The Holy Bible says women should endure pain at childbirth, but not death. The maternal mortality rate (MMR) is the annual number of female deaths per 100 000 live births from any cause related to or caused by pregnancy or its management (excluding accidental or incidental causes).

 

This includes deaths during pregnancy, childbirth, or within 42 days of termination of pregnancy, irrespective of the duration and site of the pregnancy, for a specified year.

 

According to the Zimbabwe Demographic Health Survey (ZDHS) 2010 / 2011, at least 10 women die everyday due to pregnancy-related complications, which is three times as high as the global average of 287 per 100 000 live births and almost double the average for sub-Saharan Africa with an average 500 per 100 000 live births.

 

In 2012, the World Health Organisation reported that approximately 800 women worldwide lose their lives everyday from preventable pregnancy-related complications with 99 percent of all maternal deaths recorded in developing countries.

 

More than half of these happen in sub-Saharan Africa and a third in South Asia. The major causes of MMR are pregnancy-induced hypertension, post-partum haemorrhage, puerperal sepsis, malaria, obstructed labour, lack of information and unsafe cultural practices.

 

The ZDHS reported that while there has been a decline of 34 percent in MMR from 1990 to 2008, Zimbabwe has continued to experience an increase in 1994 and 2010 / 2011.

 

According to the Zimbabwe Maternal and Prenatal Mortality Study of 2007, HIV and Aids-related conditions contribute 25 percent of total maternal deaths.

 

Yet successful prevention and treatment of all the pregnancy complications could help cut MMR by 46 percent.
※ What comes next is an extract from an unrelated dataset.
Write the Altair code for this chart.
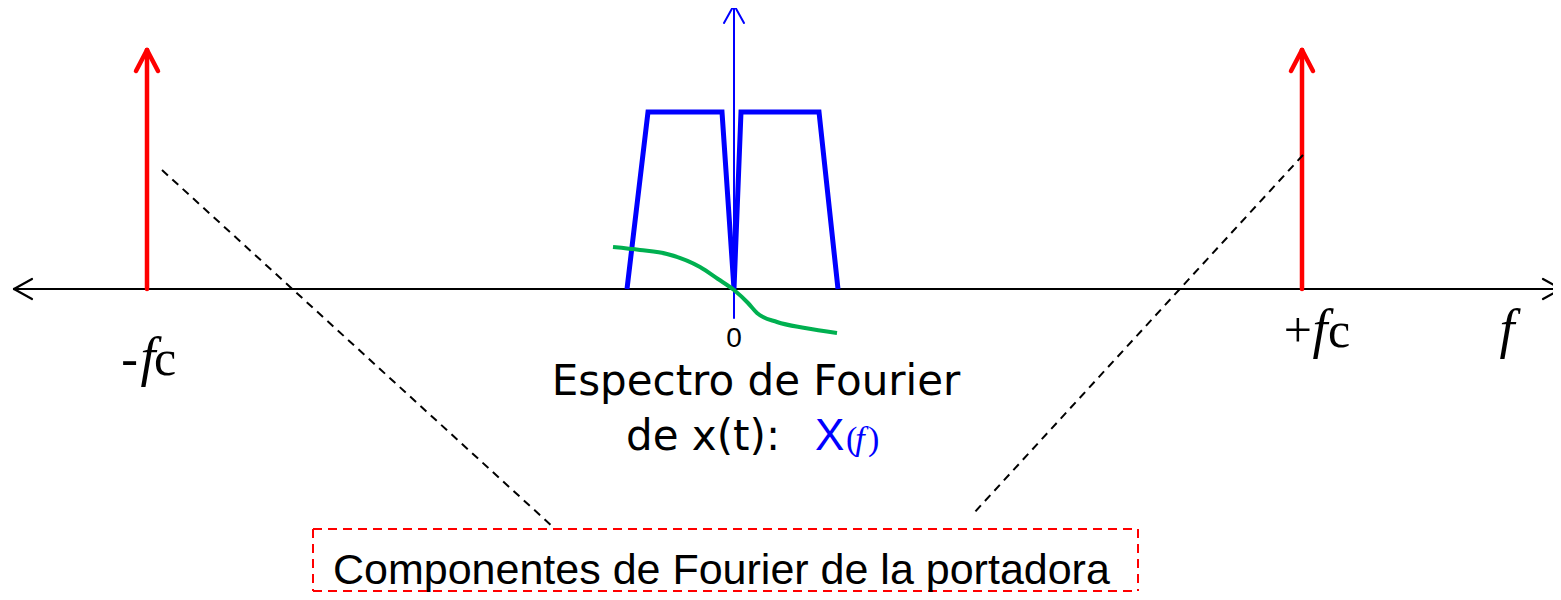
import altair as alt
import pandas as pd

# ---- diagram data (frequency units on x, amplitude units on y; origin at f=0) ----
# baseband spectrum |X(f)|
spec_f = [-107, -86, -12, 0, 7, 85, 104]
spec_amp = [0, 177, 177, 0, 177, 177, 0]
# phase curve (green)
phase_f = [-121, -94, -67, -34, -16, 0, 14, 23, 43, 71, 103]
phase_v = [42, 39, 35, 22, 10, -1, -14, -24, -33, -39, -44]
# carrier components at -fc and +fc
carrier_f = [-587, 568]
carrier_amp = [239, 239]
# frequency axis extent and vertical axis extent
faxis_f = [-720, 827]
vaxis_amp = [-29, 284]
# dashed callout lines (from, to)
call_f1 = [-572, 569]
call_a1 = [119, 134]
call_f2 = [-181, 239]
call_a2 = [-238, -225]
# callout box
box_f = [-421, 404]
box_a = [-240, -302]

# label pieces: sign, italic f, upright c
sign_text = ["-", "+"]
sign_f = [-596, 578]
sign_a = [-86, -58]
f_f = [-586, 586, 773]
f_a = [-86, -58, -58]
c_f = [-580, 594]
c_a = [-86, -58]

XD = [-726, 819]
YD = [-303, 281]

xs = alt.Scale(domain=XD, nice=False, zero=False)
ys = alt.Scale(domain=YD, nice=False, zero=False)


def X(f="x"):
    return alt.X(f, type="quantitative", scale=xs, axis=None)


def Y(f="y"):
    return alt.Y(f, type="quantitative", scale=ys, axis=None)


def seg_layer(rows, color, width, dash=None):
    df = pd.DataFrame(rows, columns=["x", "y", "x2", "y2"])
    kw = dict(color=color, strokeWidth=width, strokeCap="round")
    if dash:
        kw["strokeDash"] = dash
        kw["strokeCap"] = "butt"
    return alt.Chart(df).mark_rule(**kw).encode(
        x=X("x"), y=Y("y"), x2="x2", y2="y2")


layers = []

# horizontal frequency axis with arrowheads at both ends
fa0, fa1 = faxis_f
ax_rows = [
    [fa0, 0, fa1, 0],
    [fa0, 0, fa0 + 18, 10], [fa0, 0, fa0 + 18, -10],
    [fa1, 0, fa1 - 18, 10], [fa1, 0, fa1 - 18, -10],
]
layers.append(seg_layer(ax_rows, "black", 2.2))

# red carrier arrows
red_rows = []
for f, a in zip(carrier_f, carrier_amp):
    red_rows += [[f, 0, f, a], [f, a, f - 11, a - 21], [f, a, f + 11, a - 21]]
layers.append(seg_layer(red_rows, "#ff0000", 4.5))

# blue spectrum
spec_df = pd.DataFrame({"x": spec_f, "y": spec_amp, "o": range(len(spec_f))})
layers.append(alt.Chart(spec_df).mark_line(color="#0000ff", strokeWidth=5,
                                           strokeJoin="miter").encode(
    x=X(), y=Y(), order="o:Q"))

# blue vertical axis
v0, v1 = vaxis_amp
blue_rows = [[0, v0, 0, v1], [0, v1, -10, v1 - 18], [0, v1, 10, v1 - 18]]
layers.append(seg_layer(blue_rows, "#0000ff", 2))

# green phase curve
ph_df = pd.DataFrame({"x": phase_f, "y": phase_v, "o": range(len(phase_f))})
layers.append(alt.Chart(ph_df).mark_line(color="#00b050", strokeWidth=4,
                                         interpolate="monotone").encode(
    x=X(), y=Y(), order="o:Q"))

# dashed callout lines
dash_rows = [[a, b, c, d] for a, b, c, d in zip(call_f1, call_a1, call_f2, call_a2)]
layers.append(seg_layer(dash_rows, "black", 2, dash=[8, 6]))

# callout box
b0, b1 = box_f
t0, t1 = box_a
box_rows = [[b0, t0, b1, t0], [b0, t1, b1, t1], [b0, t0, b0, t1], [b1, t0, b1, t1]]
layers.append(seg_layer(box_rows, "#ff0000", 2, dash=[9, 6]))


def txt_df(texts, xs_, ys_):
    return pd.DataFrame({"x": xs_, "y": ys_, "t": texts})


def txt_layer(df, size, align="left", color="black", font="Liberation Sans", style=None):
    kw = dict(font=font, fontSize=size, baseline="alphabetic", align=align, color=color)
    if style:
        kw["fontStyle"] = style
    return alt.Chart(df).mark_text(**kw).encode(x=X(), y=Y(), text="t:N")


# serif f labels: sign, italic f, upright c
layers.append(txt_layer(txt_df(sign_text, sign_f, sign_a), 50, align="right",
                        font="Liberation Serif"))
layers.append(txt_layer(txt_df(["f"] * 3, f_f, f_a), 54, align="center",
                        font="Liberation Serif", style="italic"))
layers.append(txt_layer(txt_df(["c", "c"], c_f, c_a), 50, align="left",
                        font="Liberation Serif"))

layers.append(txt_layer(txt_df(["0"], [0], [-58]), 28, align="center"))
layers.append(txt_layer(txt_df(["Espectro de Fourier"], [22], [-106]), 42,
                        align="center", font="DejaVu Sans"))
layers.append(txt_layer(txt_df(["de x(t):"], [-108], [-161]), 42, font="DejaVu Sans"))
layers.append(txt_layer(txt_df(["X"], [81], [-161]), 44, color="#0000ff"))
layers.append(txt_layer(txt_df(["("], [112], [-161]), 34, color="#0000ff",
                        font="Liberation Serif"))
layers.append(txt_layer(txt_df(["f"], [126], [-161]), 34, align="center", color="#0000ff",
                        font="Liberation Serif", style="italic"))
layers.append(txt_layer(txt_df([")"], [134], [-161]), 34, color="#0000ff",
                        font="Liberation Serif"))
layers.append(txt_layer(txt_df(["Componentes de Fourier de la portadora"], [-401], [-295]),
                        43, font="Liberation Sans"))

chart = alt.layer(*layers).properties(
    width=1545, height=584,
    autosize=alt.AutoSizeParams(type="none"),
    padding=0,
).configure_view(stroke=None)

chart.save("out.html", embed_options={"renderer": "svg", "actions": False})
Poor quality care owing to different reasons among them high staff turnover and migration of skilled personnel to other countries and shortages of reproductive health commodities and decline in institutional deliveries also contributed to this gloomy picture.

 

The study also showed that about 66 percent of births are assisted by skilled professionals while 13 percent are assisted by a traditional attendant (nyamukuta) and another 13 percent by friends or relatives while the remaining three give birth unattended.

 

The Zimbabwe Agenda for Sustainable Socio-Economic Transformation (Zim Asset) which is the country’s economic blueprint, the guiding principle for policy formulation until 2018, presents hope for a better health delivery system and reduction in MMR.

 

Zim Asset sets social services and poverty eradication under one of its clusters. Under this cluster, the programme seeks to help reduce morbidity, maternal and infant mortality rates.

 

At least 90 percent of all pregnant women will be expected to receive at least four antenatal care visits while fully functional maternity waiting homes should be available in all districts by 2015.

 

Maternity waiting homes are one of the strategies Government adopted in the 1980s in the fight against MMR, especially among ruralfolk.
With many women in rural areas staying far away from clinics, the homes provide a setting for high-risk women (first time and teenage pregnancies as well as old women) who can be accommodated near a hospital in the final stages of the pregnancy, usually three weeks before their due date.

 

The ultimate goal is to contribute to a national target of reducing MMR to 174 deaths per 100 000 live births by 2015 by improving access to skilled delivery attendance by women with high-risk pregnancies.

 

Achieving this will bring relief to many — both men and women. The ultimate goal should be zero deaths at childbirth.